Revitalisasi peradaban sungai

Terkait ancaman tersebut, sebaiknya apa yang harus dilakukan pemerintah dan masyarakat Palembang? “Revitalisasi peradaban tepi sungai di Palembang. Penataan, pembangunan, pengembangan komunitas tepi Musi dengan pendekatan kreatif,” kata Syamsul.

“Memang belum ada model yang eksis dapat ditiru. Tapi strateginya, mungkin dapat dipikirkan bersama agar pembangunan tidak melenyapkan kampung-kampung dan jejak peradaban tepi Sungai Musi,” lanjutnya.

Hairul Sobri menekankan menjaga tradisi dan budaya masyarakat kampung dan meningkatkan ekonomi masyarakatnya dengan potensi yang ada. “Tradisi yang harus dilestarikan misalnya, penghormatan terhadap sungai dengan air sebagai sumber penghidupan seperti di masa lalu.”

Ini kerja berat, sebab kita harus mengubah paradigma pembangunan yang sudah ditawarkan sejak pemerintah kolonial Belanda. Terancamnya kampung-kampung tua di tepian Sungai Musi merupakan buah dari pemikiran pembangunan yang berorientasi daratan. “Jadi, untuk menyelamatkan kampung-kampung tua itu pemikiran bahari harus dihidupkan kembali,” kata Sutrisman Dinah.

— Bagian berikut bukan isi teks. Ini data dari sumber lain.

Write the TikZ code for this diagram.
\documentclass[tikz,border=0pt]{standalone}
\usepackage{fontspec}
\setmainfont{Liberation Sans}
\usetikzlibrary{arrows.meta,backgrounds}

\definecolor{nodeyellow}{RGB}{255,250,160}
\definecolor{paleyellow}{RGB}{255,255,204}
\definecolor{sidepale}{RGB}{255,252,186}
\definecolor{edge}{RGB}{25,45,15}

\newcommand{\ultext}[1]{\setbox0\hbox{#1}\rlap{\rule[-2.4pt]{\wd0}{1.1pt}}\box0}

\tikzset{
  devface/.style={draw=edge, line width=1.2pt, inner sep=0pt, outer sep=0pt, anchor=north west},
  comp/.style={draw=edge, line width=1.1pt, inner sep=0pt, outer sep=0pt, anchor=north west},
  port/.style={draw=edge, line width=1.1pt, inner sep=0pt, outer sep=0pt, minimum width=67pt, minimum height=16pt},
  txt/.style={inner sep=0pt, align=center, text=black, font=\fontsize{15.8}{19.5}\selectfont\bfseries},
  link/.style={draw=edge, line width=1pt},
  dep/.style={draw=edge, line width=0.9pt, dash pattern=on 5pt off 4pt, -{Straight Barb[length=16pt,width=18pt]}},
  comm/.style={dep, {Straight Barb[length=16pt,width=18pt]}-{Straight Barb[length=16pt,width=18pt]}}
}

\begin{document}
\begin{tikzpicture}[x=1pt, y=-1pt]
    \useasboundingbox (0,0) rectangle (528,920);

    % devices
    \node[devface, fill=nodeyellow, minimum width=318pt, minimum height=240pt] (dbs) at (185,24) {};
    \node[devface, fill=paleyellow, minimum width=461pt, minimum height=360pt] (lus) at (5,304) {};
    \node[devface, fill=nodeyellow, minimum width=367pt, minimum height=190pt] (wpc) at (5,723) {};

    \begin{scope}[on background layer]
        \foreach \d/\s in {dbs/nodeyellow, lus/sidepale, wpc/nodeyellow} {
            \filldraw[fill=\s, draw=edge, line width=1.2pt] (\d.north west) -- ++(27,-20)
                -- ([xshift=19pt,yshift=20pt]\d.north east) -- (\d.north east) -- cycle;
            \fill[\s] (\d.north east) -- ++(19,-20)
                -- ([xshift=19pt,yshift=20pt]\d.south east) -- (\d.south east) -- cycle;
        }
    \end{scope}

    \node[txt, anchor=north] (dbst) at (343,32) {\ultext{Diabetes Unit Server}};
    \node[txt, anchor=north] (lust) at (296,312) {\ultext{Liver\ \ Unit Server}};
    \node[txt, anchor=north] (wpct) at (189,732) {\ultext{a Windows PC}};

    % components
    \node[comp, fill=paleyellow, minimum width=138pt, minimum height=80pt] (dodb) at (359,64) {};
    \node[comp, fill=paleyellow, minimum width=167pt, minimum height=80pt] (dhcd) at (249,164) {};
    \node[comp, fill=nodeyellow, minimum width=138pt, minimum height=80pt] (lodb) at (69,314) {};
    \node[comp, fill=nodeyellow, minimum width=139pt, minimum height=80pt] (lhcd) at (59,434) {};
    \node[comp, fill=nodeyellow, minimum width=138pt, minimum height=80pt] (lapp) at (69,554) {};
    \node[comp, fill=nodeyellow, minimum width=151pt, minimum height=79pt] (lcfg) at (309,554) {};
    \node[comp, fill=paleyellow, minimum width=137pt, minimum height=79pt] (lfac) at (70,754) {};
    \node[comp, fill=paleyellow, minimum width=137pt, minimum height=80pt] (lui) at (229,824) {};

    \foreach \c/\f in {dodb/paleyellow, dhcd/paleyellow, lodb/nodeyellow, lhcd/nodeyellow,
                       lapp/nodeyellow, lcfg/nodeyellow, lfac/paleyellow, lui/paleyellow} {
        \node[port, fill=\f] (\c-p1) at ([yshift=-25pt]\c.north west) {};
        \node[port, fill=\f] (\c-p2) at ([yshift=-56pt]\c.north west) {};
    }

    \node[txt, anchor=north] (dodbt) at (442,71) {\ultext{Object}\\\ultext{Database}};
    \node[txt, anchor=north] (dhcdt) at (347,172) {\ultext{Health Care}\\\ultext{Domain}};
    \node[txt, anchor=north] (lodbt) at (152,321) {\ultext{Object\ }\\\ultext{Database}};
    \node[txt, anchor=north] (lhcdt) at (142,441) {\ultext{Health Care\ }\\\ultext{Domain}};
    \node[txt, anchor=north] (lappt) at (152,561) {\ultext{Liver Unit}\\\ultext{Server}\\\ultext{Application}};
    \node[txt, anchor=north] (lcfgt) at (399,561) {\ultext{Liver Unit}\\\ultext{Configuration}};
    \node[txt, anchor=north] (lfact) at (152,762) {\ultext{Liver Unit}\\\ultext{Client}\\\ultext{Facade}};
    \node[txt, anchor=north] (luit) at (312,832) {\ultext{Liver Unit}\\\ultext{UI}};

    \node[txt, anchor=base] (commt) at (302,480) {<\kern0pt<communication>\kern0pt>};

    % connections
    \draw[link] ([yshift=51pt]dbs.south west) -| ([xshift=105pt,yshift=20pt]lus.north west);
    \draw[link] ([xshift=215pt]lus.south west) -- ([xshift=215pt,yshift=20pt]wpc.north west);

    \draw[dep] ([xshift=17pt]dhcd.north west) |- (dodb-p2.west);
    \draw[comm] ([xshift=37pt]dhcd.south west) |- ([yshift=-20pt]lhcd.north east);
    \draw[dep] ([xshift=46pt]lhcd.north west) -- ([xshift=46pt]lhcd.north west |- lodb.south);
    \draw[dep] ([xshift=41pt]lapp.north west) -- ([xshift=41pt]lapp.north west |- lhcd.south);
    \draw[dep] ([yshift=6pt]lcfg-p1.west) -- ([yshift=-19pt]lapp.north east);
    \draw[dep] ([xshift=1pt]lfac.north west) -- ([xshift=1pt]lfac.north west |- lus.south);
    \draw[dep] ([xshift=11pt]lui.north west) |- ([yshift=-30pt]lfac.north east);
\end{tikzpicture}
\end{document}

Baca juga: Warna-warni Bantaran Anak Sungai Musi, Upaya Meningkatkan Kesadaran Masyarakat?

 

Dinding air dan badan jalan, serta pagar dan seng rumah warga di tepian Sungai Sekanak dicat warna-warni. Upaya ini menghilangkan citra anak Sungai Musi yang kumuh. Foto: Taufik Wijaya/Mongabay Indonesia

 

Beberapa waktu lalu pemerintah Sumatera Selatan melakukan upaya menjadikan sejumlah kampung tua di tepian Sungai Musi sebagai objek wisata. Dikutip dari Kompas, disebutkan lima kampung tua di tepian Sungai Musi yang dikembangkan sebagai objek wisata. Ada kampung Al-Munawar yang biasa disebut “kampung Arab” karena masyarakatnya berasal atau keturunan Yaman. Al-Munawar merupakan nama pemimpin terakhir komunitas Arab di masa pemerintahan Belanda. Saat ini sudah ada lima homestay bagi wisatawan.

Kemudian Pulau Kemaro dan 10 Ulu sebagai lokasi wisata religi etnis Tionghoa. Selanjutnya, 1 Ulu sebagai lokasi wisata kuliner, dan 3-4 Ulu sebagai kawasan wisata tekstil.

Sementara pemerintah Kota Palembang lebih fokus pada penataan sanitasi dan mengatasi persoalan sampah, khususnya di anak-anak Sungai Musi. Setiap pekan, aparat pemerintah dan masyarakat melakukan pembersihan anak Sungai Musi pada setiap kampung.

 

Penanaman bambu di sepanjang DAS Sungai Musi sudah dilakukan sebanyak 2.000 pohon. Tujuannya, mengembalikan kondis Sungai Musi seperti dahulu. Foto: Rhett Butler/Mongabay

 

Harnojoyo, Wali Kota Palembang, pada 2018 lalu, dikutip dari Kaganga.com, menargetkan normalisasi dan restorasi 300 anak Sungai Musi yang ada di Palembang. Harnojoyo ingin mengembalikan julukan “Venesia dari Timur” karena keberadaan sungai di Palembang di masa lalu.

Strategi membangun kesadaran atau kecintaan masyarakat terhadap Sungai Musi dan anak-anaknya, dilakukan Harnojoyo yang melakukan gotong royong. Membersihkan sampah di aliran sungai.

Seperti yang pernah diberitakan Mongabay Indonesia, sekitar 221 anak Sungai Musi di Palembang hilang. Tahun 1930-an tercatat 316 anak Sungai Musi di Palembang, dan kini tersisa 95 sungai. Hilangnya ratusan anak Sungai Musi kemungkinan besar karena ditimbun atau menyempit akibat pengembangan infrastruktur seperti jalan dan permukiman penduduk yang sudah meninggalkan tradisi rumah panggung.